Here's Rex Tillerson (also stumping for the Core) back in 2014, being quoted in a Fortune article by Peter Elkind.
But Tillerson articulates his view in a fashion unlikely to resonate with the average parent. “I’m not sure public schools understand that we’re their customer—that we, the business community, are your customer,” said Tillerson during the panel discussion. “What they don’t understand is they are producing a product at the end of that high school graduation.”
The Exxon CEO didn’t hesitate to extend his analogy. “Now is that product in a form that we, the customer, can use it? Or is it defective, and we’re not interested?” American schools, Tillerson declared, “have got to step up the performance level—or they’re basically turning out defective products that have no future. Unfortunately, the defective products are human beings. So it’s really serious. It’s tragic. But that’s where we find ourselves today.”
The list goes on and on. The Florida Chamber of Commerce. Every person suggesting that colleges should be evaluated on how much their grads make aka how much corporations are willing to spend to get the skills that meat widgets acquired in their higher education. Earlier this very month, Virginia's Secretary of Education Aimee Guidera (a choice-loving reformster who used to run the Data Quality Campaign, a reformy data mining operation) said that her top goal is preparing students for jobs.

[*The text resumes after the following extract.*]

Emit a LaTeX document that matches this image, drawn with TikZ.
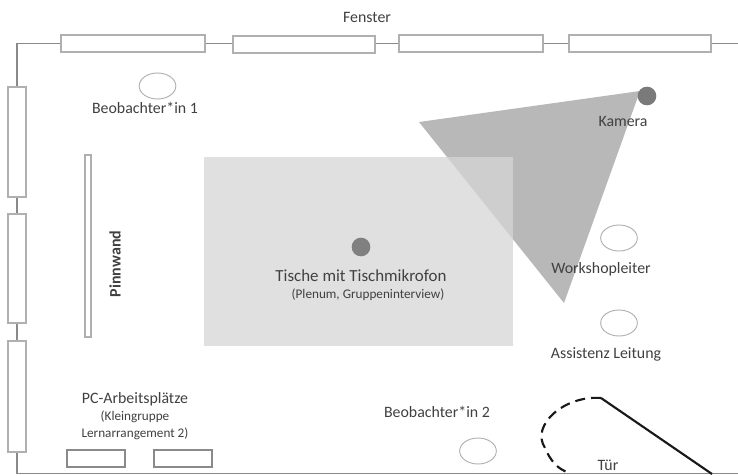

"Preparing students for jobs" absolutely, positively belongs on a list of educational goals, but when it's your main goal, that means you think education is there to serve the needs of business. Your measure of curriculum value is "Will somebody pay you for having this skill or piece of knowledge?" It's the same philosophy underlying value-added measures, the whole idea of which is to measure the value added to students as if they are pieces of sheet metal. Value to whom, exactly? To future employers, of course.
And don't forget the kinds of proposals that occasionally surface in which Grand Widget Inc says it wants the local school to create a program that will produce 100 Widget Alignment Specialists per year; mind you, they only plant to hire 15, but they want a pool to choose from. Those other 85 students who have been trained for a singular job they won't get? Tough luck for them. Not Grand Widget Inc's problem.
For certain folks in this country, there has always been a pre-occupation with treating labor as a commodity, with an emphasis on finding a cheap source ("cheap" including the idea that you don't have to spend a lot of money training it). They view schools (at least certain public schools, the kind that Those Peoples' Children attend) as a source of human capital, meat widgets that can provide the labor they're looking for.
There's a whole sub-genre of ed reforms that they find appealing. Cradle to career data tracking, including SEL info (like, how compliant with authority is this student)--maybe put it on that blockchain thingy. With micro-credentials! So that corporate bosses can just plug in the specifications for the meat widgets they want, and the System will spit out the candidates.
Given all this, why wouldn't they also view gestation and birth as one more step in the supply chain of meat widgets, the initial creation of human capital. Lithwick's argument is that the 14th Amendment was written specifically to protect the humanity of a family against the demands of those who would view such families as a supply of meat widgets and who wanted to ignore the humanity of the people involved so that they could be treated strictly as a source of labor.
It is an attitude that has always and forever bumped up against the idea of public education's promise to serve the students, rather than the businesses that wish to "consume" them. It's a thin, cramped, meager view of education. Instead of helping students become their best selves, and figure out what it means to be fully human in the world, this is just meat widget training.
Sort of like the phrase in Alito's draft about the "domestic supply of infants".